Alors que la FIFA a déréglementé il y a quelques temps déjà la fonction d’agent, la France, elle, avance à reculons. Qu’en pensez-vous ?

Je pense que la France a bien réagi et a eu raison de conserver la nécessité d’obtenir une licence pour exercer comme agent. D’ailleurs, la FIFA est en train de revenir en arrière sur cette déréglementation, donc en ce sens, elle donne d’une certaine manière raison à la France.

Ce qui était avant tout délicat, c’est qu’il y avait une grande différence de réglementation et de législation entre les états concernant la fonction d’agent. Cela posait des problématiques en matière de concurrence notamment. Je trouve que c’est une bonne chose de réglementer cette fonction. Autrement cela laisse trop de place aux abus. C’est une bonne chose que la FIFA soit en train de revenir en arrière, mais ce qui fut difficile à gérer, c’est le traitement spécifique à chaque état. Quid aujourd’hui du traitement par la FIFA de tous les intermédiaires qui sont intervenus pendant 6 ans et qui n’avaient pas de licence.

Quel avenir pour la fonction d’avocat mandataire sportif?

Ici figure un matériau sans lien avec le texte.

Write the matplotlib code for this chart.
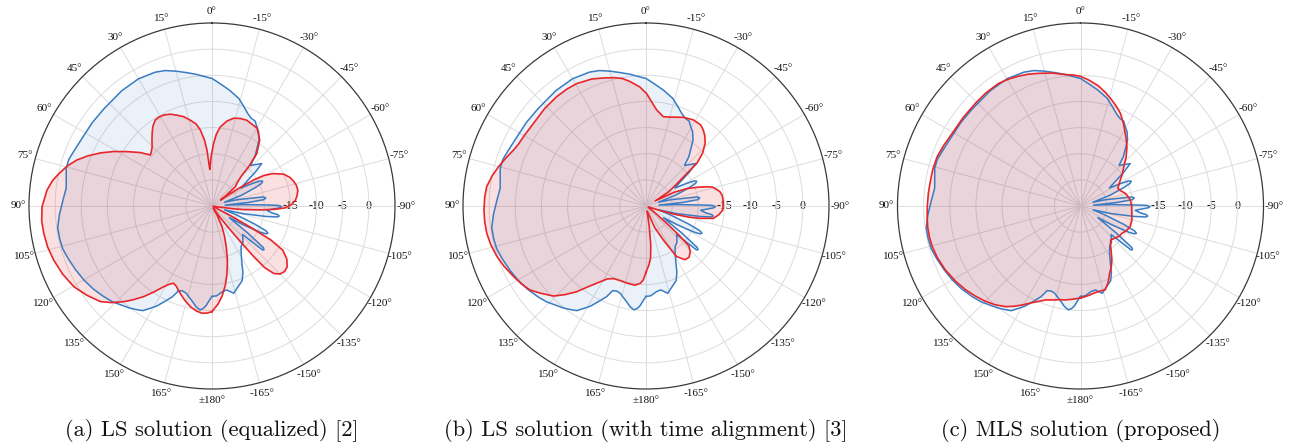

Le droit du sport est voué à perdurer. On le voit avec tous les enjeux existants et naissants. Cela serait complètement illogique que le droit du sport s’affaiblisse. Au contraire, il y a de plus en plus de besoins sur le plan juridique en matière sportive. Le statut d’avocat mandataire sportif va être amené à évoluer et à prendre de l’importance, c’est certain. Ce n’est pas forcément une mauvaise chose; il faudra toutefois observer comment les parties en présence collaborent en bonne intelligence, par exemple les avocats et agents qui ont selon moi tout intérêt à travailler ensemble. Pour résumer, à partir du moment où il y a des enjeux économiques et financiers importants, le droit est nécessairement là. Cela implique davantage de travail pour les avocats notamment. C’est normal que ces besoins juridiques soient amenés à évoluer. Les avocats devront s’adapter à ces derniers. C’est le cas par exemple du E-Sport qui se développe de plus en plus et qui, je n’en doute pas, occupera à l’avenir une bonne partie des missions quotidiennes de l’avocat en droit du sport.